Is it possible for you to have private instrumental lessons, or do your LEA operate a music service outside school.
I know this may not be ideal but it has certainly worked for us.
Bearing in mind the problems Yoko suggests and that these are not isolated and common in many schools, it may be better to go elsewhere.
My dd does LEA choir, string ensemble and singing lessons. None of this was available at her school. Piano and string instrumental teachers are private. No particular reason for this it just worked this way. Dh teaches her saxophone and we both do Aural and theory with her. However, her teachers would do these if we were none musical. Also I think LEA music services do theory classes. Also don't forget some families are entitled to subsidized lessons and the instrumental hire scheme can be worth it in the early days, rather than having to buy. Some music shops offer tuition at reasonable prices too, they are usually local peri's earning some much needed extra money.

morethanpotatoprints Tue 25-Sep-12 22:49:27

Yoko.

Just wanted to say you are a credit to your profession and I hope things improve for you. It must be so soul destroying to battle on regardless when you know there is very little hope of a decent future in something you are so passionate about.
I know many teachers of music who are like yourself and for the parents who care, believe me you are truely appreciated. Unfortunately, you are unable to deliver what many would require and this is extremely sad for all concerned. I know that we are a different case as no school could be expected to provide the amount of music our dd experiences daily but something in school would have been good and encouraged many others to enjoy and participate in music.

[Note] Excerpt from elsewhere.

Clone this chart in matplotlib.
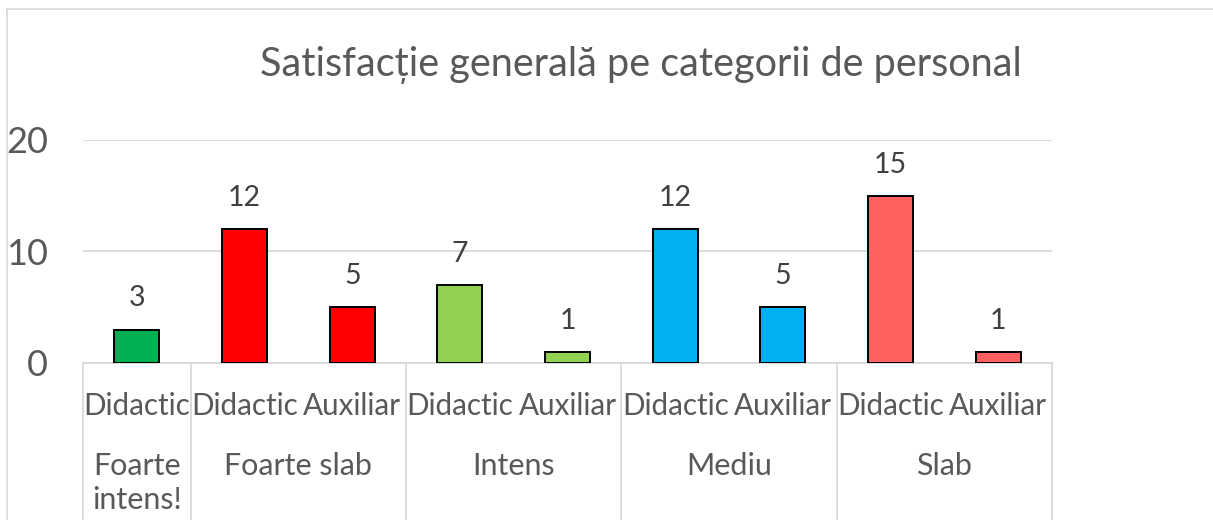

MordionAgenos Wed 26-Sep-12 07:09:15

@morethan It's not very good for some. I'm not sure you can say it's not very good for most. The part of London I grew up in, the best school for music was the state school i went to, not the well known private schools. This is still the case. Where I live now, the schools both my older DCs go to are pretty good for music. They aren't as good as the school I went to myself, but that's a very high bar. I'm definitely criticAl of some of the aspects of music provision in my LEA but there are lots of music opportunities for young people. I know it's not the same in every area, and I know you think it isn't the same where you live, but that doesn't mean it's awful everywhere.

What is really worrying people right now is the future - there have been hard won gains in some areas due to widening opportunities, sing up, in harmony etc (none of which had much of an impact on my kids except Dd1 is now involved in 'helping' with one of the in harmony groups) - but they will all be lost if the new 'key' curriculum is seen to not include music. But this would be a problem for many private schools - they really aren't all good at music whatever you may believe.